Jordan Foreman grew up exploring the natural areas around South Brunswick, New Jersey. Interning at the Rutgers Botanic Gardens ignited his passion for plants. He earned a BS in Ecology, Evolution and Natural Resource Management from Rutgers University before completing Longwood Gardens’ Professional Gardener program in 2017. He currently works as an ISA Certified Arborist at Bartlett Tree Experts in Durham/Chapel Hill, North Carolina.

Shannon Schmidt

Shannon Schmidt is Operations and Horticulture Services Manager at Dart’s Arboretum Services Ltd. in the Cayman Islands. She holds a BS in Recreation, Park and Tourism Management from Pennsylvania State University and is a 2010 graduate of the Professional Gardener Program at Longwood Gardens.

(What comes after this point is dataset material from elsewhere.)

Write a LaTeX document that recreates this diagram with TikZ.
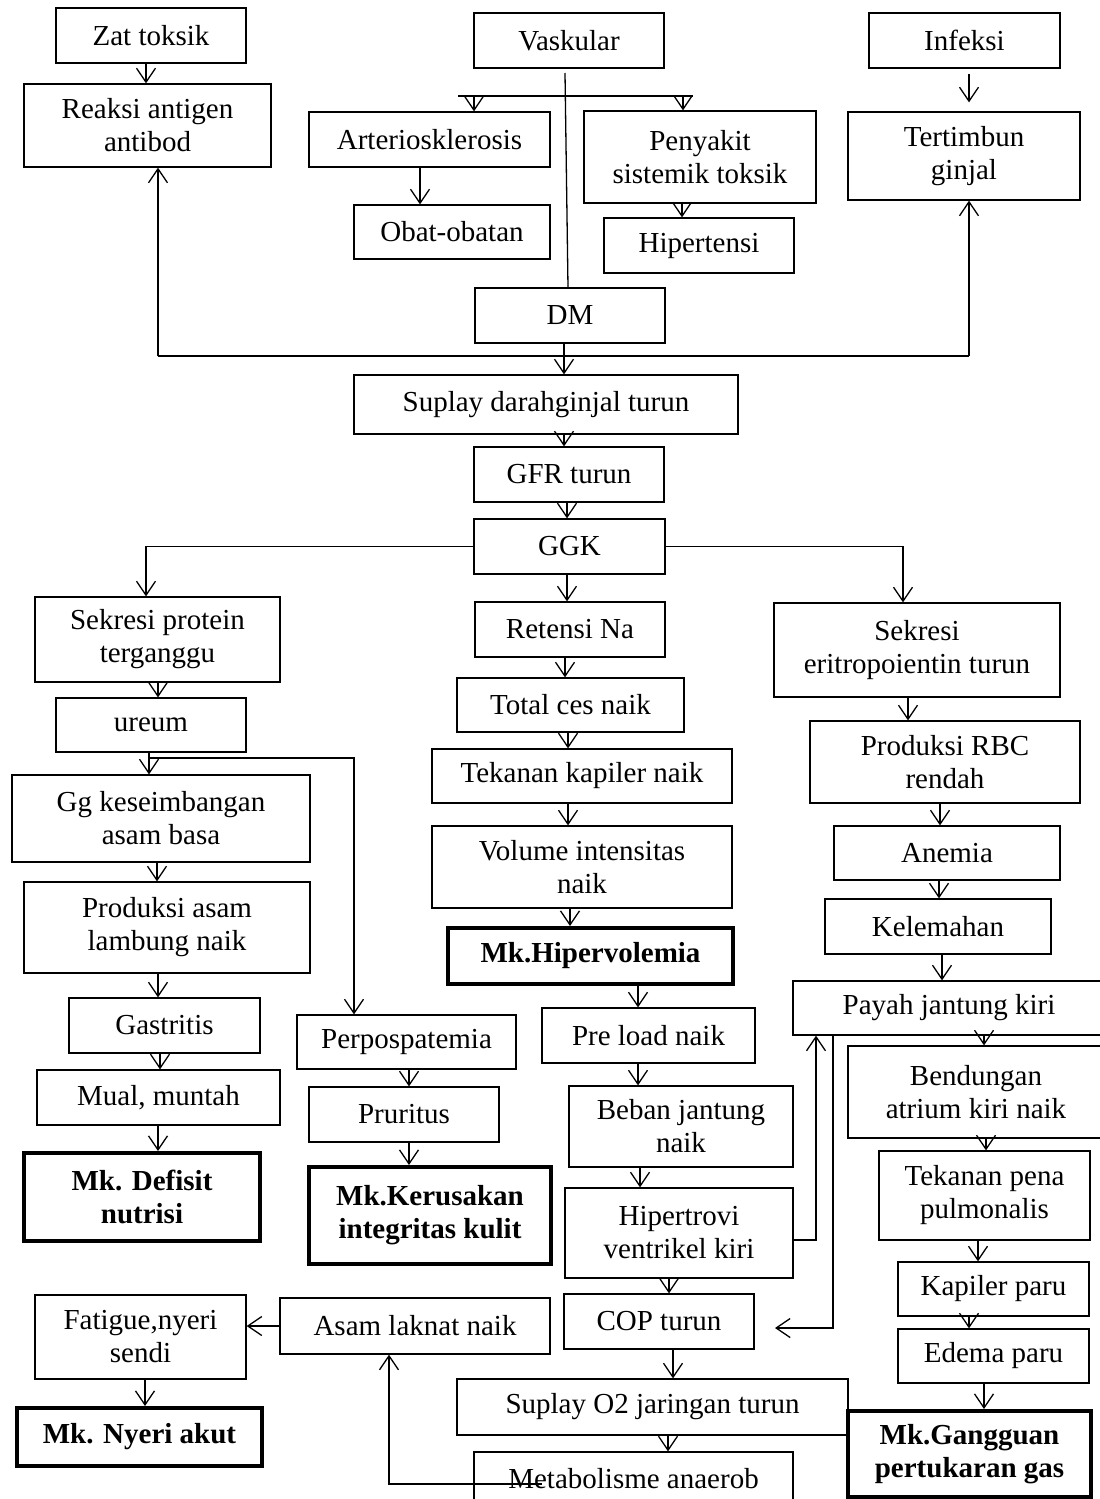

She recently published a limited-edition book titled Focus on Flora—Botanical Favourites of the Cayman Islands, which is a collection of her monthly articles from the Camana Bay Times.

Brittany Carson

Carson is the Horticulturist Coordinator at Atlanta Botanical Garden’s Conservation Safeguarding Nursery in Gainesville, Georgia. Carson is currently working to expand the nursery with projects focused on refreshing the living collections by improving maternal line tracking and incorporating the conservation values developed by the Southeastern Center for Conservation. Carson earned a Masters in Fisheries, Wildlife, and Conservation Biology at North Carolina State University.

David Bengston, PhD

David Bengston, PhD is an Environmental Futurist with the Strategic Foresight Group of the US Forest Service, and adjunct professor at the University of Minnesota where he teaches environmental futures. Dr. Bengston has published 170 research publications, including papers in The Futurist, World Futures Review, Journal of Futures Research, and Futures. He is a member of the Association of Professional Futurists.